What the task requires |
With pictures left out, retype the lines from the start of the records through the one that contains "import pandas as pd".
* begin Material provided *
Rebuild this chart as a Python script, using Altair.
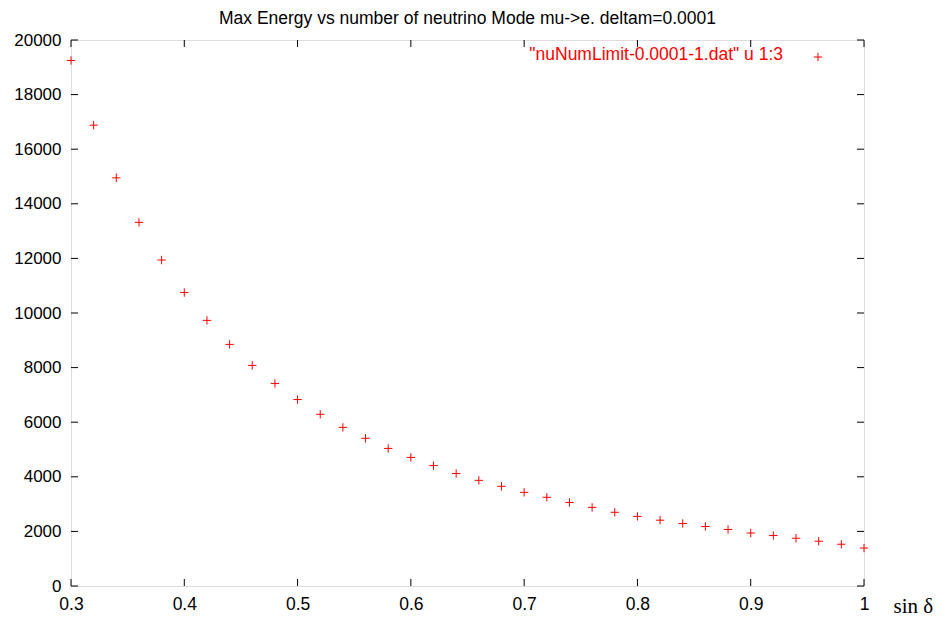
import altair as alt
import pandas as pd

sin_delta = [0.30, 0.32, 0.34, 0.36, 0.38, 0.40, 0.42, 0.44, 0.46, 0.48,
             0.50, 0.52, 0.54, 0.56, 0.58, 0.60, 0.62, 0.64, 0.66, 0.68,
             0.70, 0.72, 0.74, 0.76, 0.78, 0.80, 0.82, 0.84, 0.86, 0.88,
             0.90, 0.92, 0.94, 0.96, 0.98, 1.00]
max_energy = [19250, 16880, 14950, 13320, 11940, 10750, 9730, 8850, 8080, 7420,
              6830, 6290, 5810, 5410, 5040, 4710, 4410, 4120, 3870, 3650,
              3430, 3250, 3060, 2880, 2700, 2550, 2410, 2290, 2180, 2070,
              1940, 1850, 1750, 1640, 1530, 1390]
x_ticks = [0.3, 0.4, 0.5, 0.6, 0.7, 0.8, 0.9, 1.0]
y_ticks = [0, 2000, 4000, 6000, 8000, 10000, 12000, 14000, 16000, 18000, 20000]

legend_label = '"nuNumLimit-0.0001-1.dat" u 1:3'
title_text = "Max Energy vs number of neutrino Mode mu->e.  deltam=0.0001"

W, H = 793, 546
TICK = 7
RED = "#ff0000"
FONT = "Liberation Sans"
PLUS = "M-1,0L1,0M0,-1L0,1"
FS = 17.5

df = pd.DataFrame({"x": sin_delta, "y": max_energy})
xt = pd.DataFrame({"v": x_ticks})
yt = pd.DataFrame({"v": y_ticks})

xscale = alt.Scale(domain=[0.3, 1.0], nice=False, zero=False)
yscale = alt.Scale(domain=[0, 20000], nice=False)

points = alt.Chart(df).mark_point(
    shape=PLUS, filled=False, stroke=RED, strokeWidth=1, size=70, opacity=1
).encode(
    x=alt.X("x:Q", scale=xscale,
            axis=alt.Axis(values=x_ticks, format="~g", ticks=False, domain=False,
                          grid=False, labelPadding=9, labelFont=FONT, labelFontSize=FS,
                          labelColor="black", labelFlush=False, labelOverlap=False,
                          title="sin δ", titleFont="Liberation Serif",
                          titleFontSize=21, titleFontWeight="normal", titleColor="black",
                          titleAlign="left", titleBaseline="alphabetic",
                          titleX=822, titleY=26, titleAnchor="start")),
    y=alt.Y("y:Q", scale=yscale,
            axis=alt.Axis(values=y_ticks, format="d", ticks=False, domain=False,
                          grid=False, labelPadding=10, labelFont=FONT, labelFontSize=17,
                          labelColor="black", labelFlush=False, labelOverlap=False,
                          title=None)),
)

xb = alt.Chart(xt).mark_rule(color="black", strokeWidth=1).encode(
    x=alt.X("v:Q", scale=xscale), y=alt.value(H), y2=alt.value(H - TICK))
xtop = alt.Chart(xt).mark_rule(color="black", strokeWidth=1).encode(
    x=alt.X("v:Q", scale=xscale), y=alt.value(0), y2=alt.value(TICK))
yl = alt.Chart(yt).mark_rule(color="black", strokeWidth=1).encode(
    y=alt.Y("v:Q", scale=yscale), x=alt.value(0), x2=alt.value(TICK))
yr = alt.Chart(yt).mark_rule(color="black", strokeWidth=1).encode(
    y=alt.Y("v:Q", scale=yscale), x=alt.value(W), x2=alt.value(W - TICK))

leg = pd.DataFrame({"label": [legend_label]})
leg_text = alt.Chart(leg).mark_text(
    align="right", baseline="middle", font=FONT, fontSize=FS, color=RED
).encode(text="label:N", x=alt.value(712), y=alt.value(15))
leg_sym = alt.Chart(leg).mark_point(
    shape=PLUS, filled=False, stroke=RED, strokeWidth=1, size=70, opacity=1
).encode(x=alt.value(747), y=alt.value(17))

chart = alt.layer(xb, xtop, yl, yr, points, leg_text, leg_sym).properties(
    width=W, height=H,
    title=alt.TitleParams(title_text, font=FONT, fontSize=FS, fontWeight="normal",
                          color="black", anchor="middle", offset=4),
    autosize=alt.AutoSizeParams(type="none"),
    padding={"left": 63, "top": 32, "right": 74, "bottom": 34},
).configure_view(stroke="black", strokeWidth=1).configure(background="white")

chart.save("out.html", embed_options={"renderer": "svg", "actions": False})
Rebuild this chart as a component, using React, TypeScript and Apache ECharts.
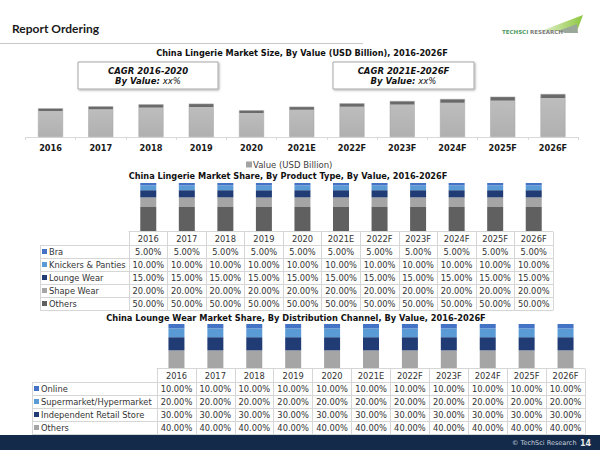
* end Material provided *
Solution to the problem |
Rebuild this chart as a Python script, using Altair.
import altair as alt
import pandas as pd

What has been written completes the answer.